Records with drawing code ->
• • • • •

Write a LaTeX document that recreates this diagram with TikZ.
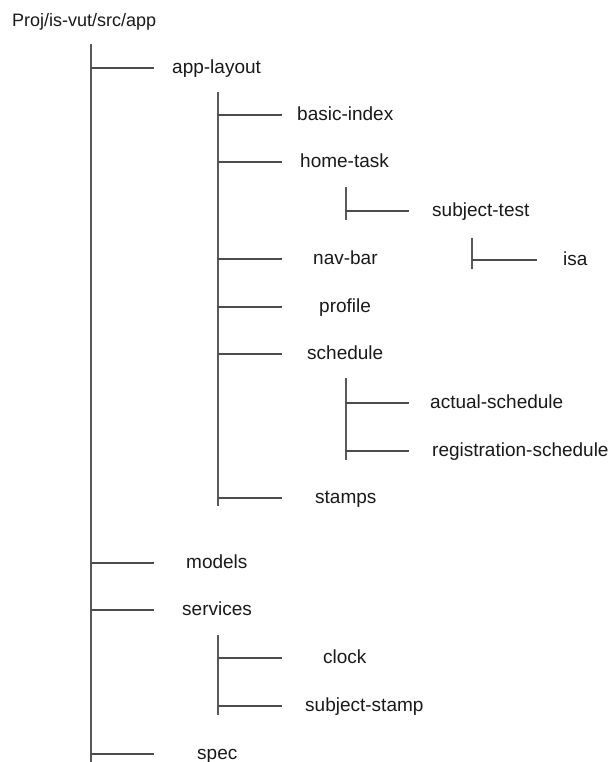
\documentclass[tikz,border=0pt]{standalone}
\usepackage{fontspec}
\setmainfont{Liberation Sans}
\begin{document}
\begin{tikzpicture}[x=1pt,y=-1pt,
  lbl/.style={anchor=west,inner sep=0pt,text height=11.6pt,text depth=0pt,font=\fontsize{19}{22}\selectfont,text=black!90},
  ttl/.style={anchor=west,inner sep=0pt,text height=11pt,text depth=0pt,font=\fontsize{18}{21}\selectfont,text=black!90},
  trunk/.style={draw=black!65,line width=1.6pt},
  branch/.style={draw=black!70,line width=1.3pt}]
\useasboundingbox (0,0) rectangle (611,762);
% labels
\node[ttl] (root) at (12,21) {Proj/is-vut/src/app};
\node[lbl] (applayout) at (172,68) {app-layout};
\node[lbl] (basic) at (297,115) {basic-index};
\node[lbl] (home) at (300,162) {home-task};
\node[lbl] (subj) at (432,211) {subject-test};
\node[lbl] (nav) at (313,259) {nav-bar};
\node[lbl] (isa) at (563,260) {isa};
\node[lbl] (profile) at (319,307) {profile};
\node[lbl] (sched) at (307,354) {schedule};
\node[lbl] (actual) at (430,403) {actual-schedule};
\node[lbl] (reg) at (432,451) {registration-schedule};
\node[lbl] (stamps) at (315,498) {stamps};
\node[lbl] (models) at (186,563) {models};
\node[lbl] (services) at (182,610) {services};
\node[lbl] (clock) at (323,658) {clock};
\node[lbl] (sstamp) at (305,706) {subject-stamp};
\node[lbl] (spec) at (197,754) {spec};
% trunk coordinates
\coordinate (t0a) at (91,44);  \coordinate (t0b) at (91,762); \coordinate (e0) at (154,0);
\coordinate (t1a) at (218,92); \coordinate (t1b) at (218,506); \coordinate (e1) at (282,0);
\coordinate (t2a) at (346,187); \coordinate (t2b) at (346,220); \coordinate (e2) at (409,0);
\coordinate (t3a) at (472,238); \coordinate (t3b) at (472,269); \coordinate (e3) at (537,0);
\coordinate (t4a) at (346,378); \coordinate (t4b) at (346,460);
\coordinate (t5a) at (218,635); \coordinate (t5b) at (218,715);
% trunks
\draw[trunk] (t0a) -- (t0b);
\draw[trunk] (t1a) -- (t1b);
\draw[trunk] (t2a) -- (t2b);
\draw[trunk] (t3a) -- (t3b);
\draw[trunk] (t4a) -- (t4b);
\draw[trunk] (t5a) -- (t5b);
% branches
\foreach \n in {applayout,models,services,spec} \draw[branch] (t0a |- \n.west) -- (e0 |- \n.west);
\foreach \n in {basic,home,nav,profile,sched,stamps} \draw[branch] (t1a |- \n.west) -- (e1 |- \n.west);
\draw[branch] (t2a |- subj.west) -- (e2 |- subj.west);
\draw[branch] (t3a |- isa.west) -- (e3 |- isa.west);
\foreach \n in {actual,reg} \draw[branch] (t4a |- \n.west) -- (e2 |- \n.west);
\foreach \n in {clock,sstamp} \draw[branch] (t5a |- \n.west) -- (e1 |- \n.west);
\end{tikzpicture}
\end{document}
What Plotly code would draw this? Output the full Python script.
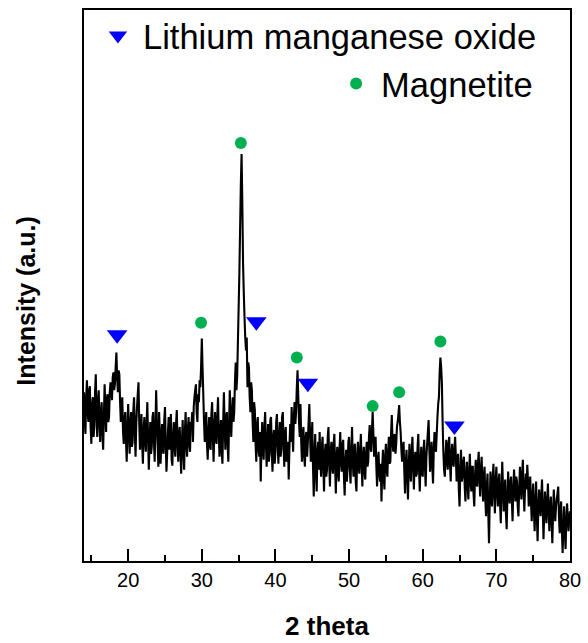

• • • • •

TASK DETAILS -> Return each line from the material above exactly, but not the pictures.

EXERCISE RESPONSE ->
Write a LaTeX document that recreates this diagram with TikZ.
\documentclass[tikz,border=0pt]{standalone}
\usepackage{fontspec}
\setmainfont{Liberation Sans}
\begin{document}
\begin{tikzpicture}[x=1pt,y=-1pt,
  lbl/.style={anchor=west,inner sep=0pt,text height=11.6pt,text depth=0pt,font=\fontsize{19}{22}\selectfont,text=black!90},
  ttl/.style={anchor=west,inner sep=0pt,text height=11pt,text depth=0pt,font=\fontsize{18}{21}\selectfont,text=black!90},
  trunk/.style={draw=black!65,line width=1.6pt},
  branch/.style={draw=black!70,line width=1.3pt}]
\useasboundingbox (0,0) rectangle (611,762);
% labels
\node[ttl] (root) at (12,21) {Proj/is-vut/src/app};
\node[lbl] (applayout) at (172,68) {app-layout};
\node[lbl] (basic) at (297,115) {basic-index};
\node[lbl] (home) at (300,162) {home-task};
\node[lbl] (subj) at (432,211) {subject-test};
\node[lbl] (nav) at (313,259) {nav-bar};
\node[lbl] (isa) at (563,260) {isa};
\node[lbl] (profile) at (319,307) {profile};
\node[lbl] (sched) at (307,354) {schedule};
\node[lbl] (actual) at (430,403) {actual-schedule};
\node[lbl] (reg) at (432,451) {registration-schedule};
\node[lbl] (stamps) at (315,498) {stamps};
\node[lbl] (models) at (186,563) {models};
\node[lbl] (services) at (182,610) {services};
\node[lbl] (clock) at (323,658) {clock};
\node[lbl] (sstamp) at (305,706) {subject-stamp};
\node[lbl] (spec) at (197,754) {spec};
% trunk coordinates
\coordinate (t0a) at (91,44);  \coordinate (t0b) at (91,762); \coordinate (e0) at (154,0);
\coordinate (t1a) at (218,92); \coordinate (t1b) at (218,506); \coordinate (e1) at (282,0);
\coordinate (t2a) at (346,187); \coordinate (t2b) at (346,220); \coordinate (e2) at (409,0);
\coordinate (t3a) at (472,238); \coordinate (t3b) at (472,269); \coordinate (e3) at (537,0);
\coordinate (t4a) at (346,378); \coordinate (t4b) at (346,460);
\coordinate (t5a) at (218,635); \coordinate (t5b) at (218,715);
% trunks
\draw[trunk] (t0a) -- (t0b);
\draw[trunk] (t1a) -- (t1b);
\draw[trunk] (t2a) -- (t2b);
\draw[trunk] (t3a) -- (t3b);
\draw[trunk] (t4a) -- (t4b);
\draw[trunk] (t5a) -- (t5b);
% branches
\foreach \n in {applayout,models,services,spec} \draw[branch] (t0a |- \n.west) -- (e0 |- \n.west);
\foreach \n in {basic,home,nav,profile,sched,stamps} \draw[branch] (t1a |- \n.west) -- (e1 |- \n.west);
\draw[branch] (t2a |- subj.west) -- (e2 |- subj.west);
\draw[branch] (t3a |- isa.west) -- (e3 |- isa.west);
\foreach \n in {actual,reg} \draw[branch] (t4a |- \n.west) -- (e2 |- \n.west);
\foreach \n in {clock,sstamp} \draw[branch] (t5a |- \n.west) -- (e1 |- \n.west);
\end{tikzpicture}
\end{document}
What Plotly code would draw this? Output the full Python script.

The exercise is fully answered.